I feel my own experience is emblematic. I grew up nonreligious, but came to faith as a teenager at Chinese church far removed from the culture wars. Then I entered college where I joined a mostly white evangelical campus group and found myself on the front lines. I heard liberalism likened to moral deficiency, homosexuality to dysfunction. Even though my campus ministry group was avowedly egalitarian, many friends endorsed gender hierarchy. Christian women pined for a husband that could "lead" and men spoke non-jokingly about wifely submission.

As a campus ministry leader, I challenged this worldview and faced resistance even from close friends. As I spoke about how my identity as a Chinese-American woman, feminist, and budding LGBT ally shaped my faith, my evangelical authenticity unraveled. My lessons about systemic racism and sexism in the church were called "distractions" from "core" Christian values of piety and converting others. My post-college attempts to find a justice-oriented church backfired as I encountered sermons that blamed feminism for broken families and met pastors who urged congregants to sign marriage amendment petitions. Frustrated by the culture wars, I fell out of love with the church. So, to preserve my faith, I left.

Today, older evangelical leaders are losing younger believers, who are responding in two significant ways. Some, like myself, are leaving organized religion. Others are stepping up to fill the church's moral void. The latter group is reclaiming evangelicalism as the good news it was originally intended to be - for the least of these, for the outcast, for the orphaned - and are splintering the movement by emerging as a political force with a wholly redefined agenda.

This turnaround intrigued me and brought me back to the evangelical world as a journalist. I found myself once again in the swirl of praise music and prayer, but this time with a notebook and a critical eye. My research turned into a book (Rescuing Jesus: How People of Color, Women and Queer Christians are Reclaiming Evangelicalism) as I unearthed evangelicalism's buried progressive history and found green shoots of its resurgence everywhere among believers today. Generation X and millennials have turned away from partisan politics and have dug deep into Jesus' teachings to reclaim the moral imperative from the Christian Right.

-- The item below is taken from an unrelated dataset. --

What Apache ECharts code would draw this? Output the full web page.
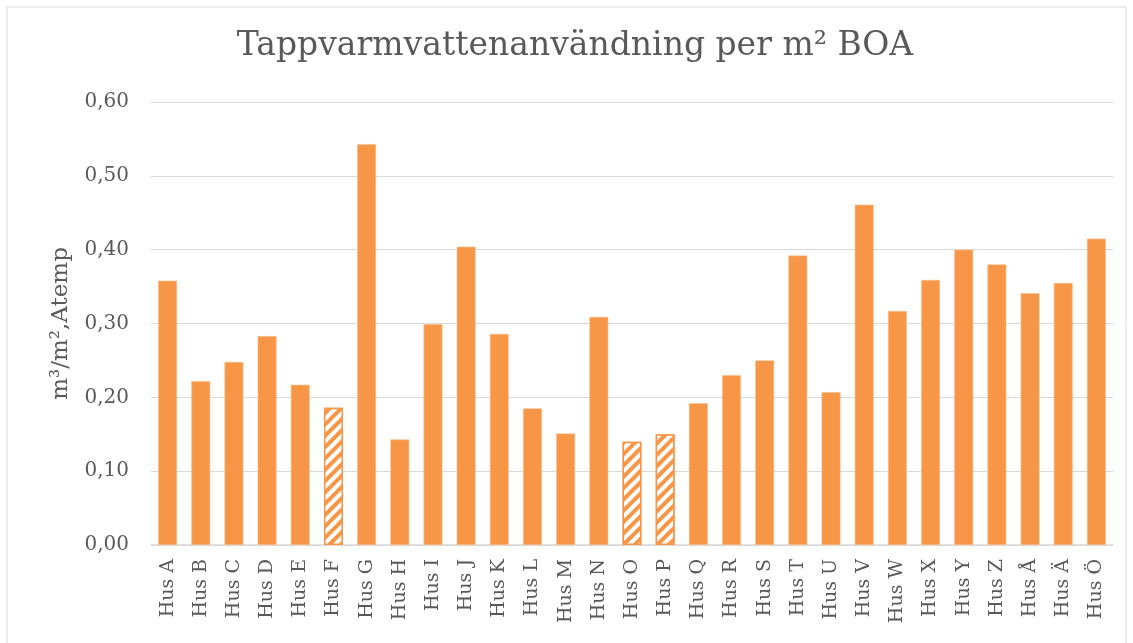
<!DOCTYPE html>
<html>
<head>
<meta charset="utf-8">
<script src="https://cdn.jsdelivr.net/npm/echarts@6/dist/echarts.min.js"></script>
<style>
	html, body { margin: 0; padding: 0; background: #fff; }
	#chart { width: 1133px; height: 643px; }
</style>
</head>
<body>
<div id="chart"></div>
<script>
var houses = ['Hus A', 'Hus B', 'Hus C', 'Hus D', 'Hus E', 'Hus F', 'Hus G', 'Hus H', 'Hus I', 'Hus J',
	'Hus K', 'Hus L', 'Hus M', 'Hus N', 'Hus O', 'Hus P', 'Hus Q', 'Hus R', 'Hus S', 'Hus T',
	'Hus U', 'Hus V', 'Hus W', 'Hus X', 'Hus Y', 'Hus Z', 'Hus Å', 'Hus Ä', 'Hus Ö'];
var usage = [0.358, 0.222, 0.248, 0.283, 0.217, 0.186, 0.543, 0.143, 0.299, 0.404,
	0.286, 0.185, 0.151, 0.309, 0.140, 0.150, 0.192, 0.230, 0.250, 0.392,
	0.207, 0.461, 0.317, 0.359, 0.400, 0.380, 0.341, 0.355, 0.415];
var hatched = ['Hus F', 'Hus O', 'Hus P'];
var yTicks = [0, 0.1, 0.2, 0.3, 0.4, 0.5, 0.6];

var orange = '#F79646';
var textColor = '#595959';
var font = 'DejaVu Serif';

var barData = [];
for (var i = 0; i < usage.length; i++) {
	if (hatched.indexOf(houses[i]) >= 0) {
		barData.push({
			value: usage[i],
			itemStyle: {
				color: '#ffffff',
				borderColor: orange,
				borderWidth: 1.5,
				decal: {
					symbol: 'rect',
					color: orange,
					backgroundColor: '#ffffff',
					dashArrayX: [1, 0],
					dashArrayY: [4, 4],
					rotation: -Math.PI / 4
				}
			}
		});
	} else {
		barData.push(usage[i]);
	}
}

var myChart = echarts.init(document.getElementById('chart'));
myChart.setOption({
	animation: false,
	textStyle: { fontFamily: font },
	title: {
		text: 'Tappvarmvattenanvändning per m² BOA',
		left: 570,
		textAlign: 'center',
		top: 25,
		textStyle: {
			fontFamily: font,
			fontSize: 33,
			fontWeight: 'normal',
			color: textColor
		}
	},
	graphic: [{
		type: 'rect',
		shape: { x: 7, y: 7, width: 1119, height: 645 },
		style: { fill: 'none', stroke: '#d9d9d9', lineWidth: 1 },
		silent: true
	}],
	grid: {
		left: 151,
		right: 20,
		top: 102,
		bottom: 98
	},
	xAxis: {
		type: 'category',
		data: houses,
		axisLine: { lineStyle: { color: '#d9d9d9', width: 1.5 } },
		axisTick: { show: false },
		axisLabel: {
			rotate: 90,
			interval: 0,
			margin: 14,
			fontSize: 19,
			color: textColor,
			fontFamily: font
		}
	},
	yAxis: {
		type: 'value',
		min: yTicks[0],
		max: yTicks[yTicks.length - 1],
		interval: 0.1,
		name: 'm³/m²,Atemp',
		nameLocation: 'middle',
		nameGap: 78,
		nameTextStyle: {
			fontSize: 23,
			color: textColor,
			fontFamily: font
		},
		axisLine: { show: false },
		axisTick: { show: false },
		splitLine: { lineStyle: { color: '#d9d9d9', width: 1 } },
		axisLabel: {
			margin: 22,
			fontSize: 20,
			color: textColor,
			fontFamily: font,
			formatter: function(v) {
				return v.toFixed(2).replace('.', ',');
			}
		}
	},
	series: [{
		type: 'bar',
		data: barData,
		barWidth: '57%',
		itemStyle: {
			color: orange,
			borderColor: '#fbbf8f',
			borderWidth: 0.6
		}
	}]
});
</script>
</body>
</html>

I met Lisa Sharon Harper, who is emblematic of much of change taking place in evangelicalism today. In a culture historically shaped by men, Lisa has broken through as an important figure bringing feminism and racial justice to the forefront of the evangelical agenda. Through advocacy, speaking and writing, Lisa has unpacked theological arguments for women's equality, raised female representation at major Christian conferences and inspired younger believers to make justice for women and other minority groups central to their faith. As the chief church engagement officer for Sojourners, Lisa is also working on bringing conservative white evangelicals into the Black Lives Matter movement. Around Ferguson and elsewhere in the country, Lisa has been meeting with white evangelical leaders arguing that racial justice is as much a gospel imperative as preaching salvation. Many have answered her calling, following her to civil disobedience training, marching alongside youth protesters, facing arrests and getting educated about the systemic injustice that plagues black communities.

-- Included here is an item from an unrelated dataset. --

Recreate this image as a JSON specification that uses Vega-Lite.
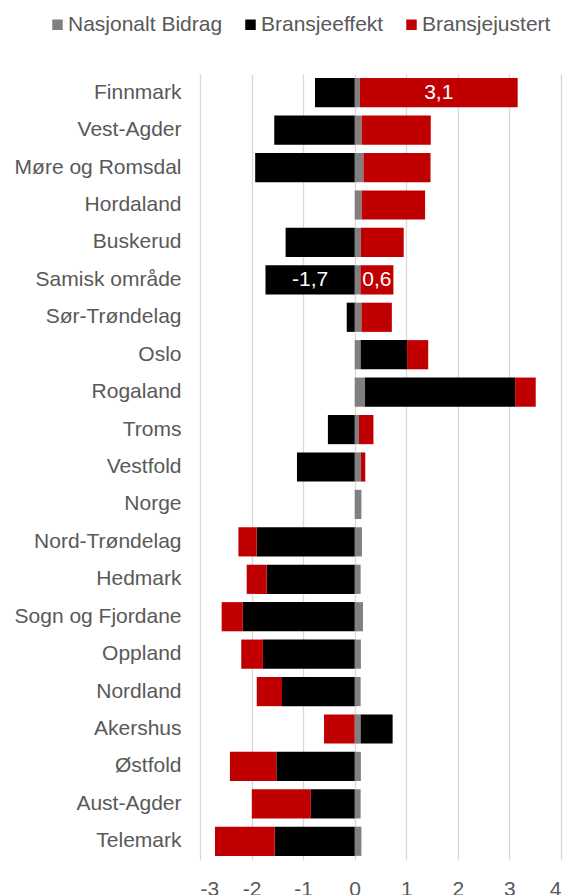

Throughout the writing of my book, my mind kept returning to the statistic at the beginning of the piece and my own departure from evangelicalism. I wondered if the recent hemorrhaging of young evangelicals would have happened if leaders like Lisa had defined evangelicalism over the past decades, instead of leaders like James Dobson or Mike Huckabee. I wondered this because, after devoting years of my life to understanding progressive evangelicals as a journalist, I found my own faith reignited by the familiar Christian teachings that brought me to that baptismal tub back in my youth.

Those lessons come straight from the gospels, where Jesus calls his followers to love across boundaries and to live out a radically inclusive faith. By embracing these values and deserting the cultural Christianity defined by the religious right, progressive evangelicals are setting an example for spiritual Christianity, the kind rooted in Scripture's radical social justice teachings. This is indeed good news.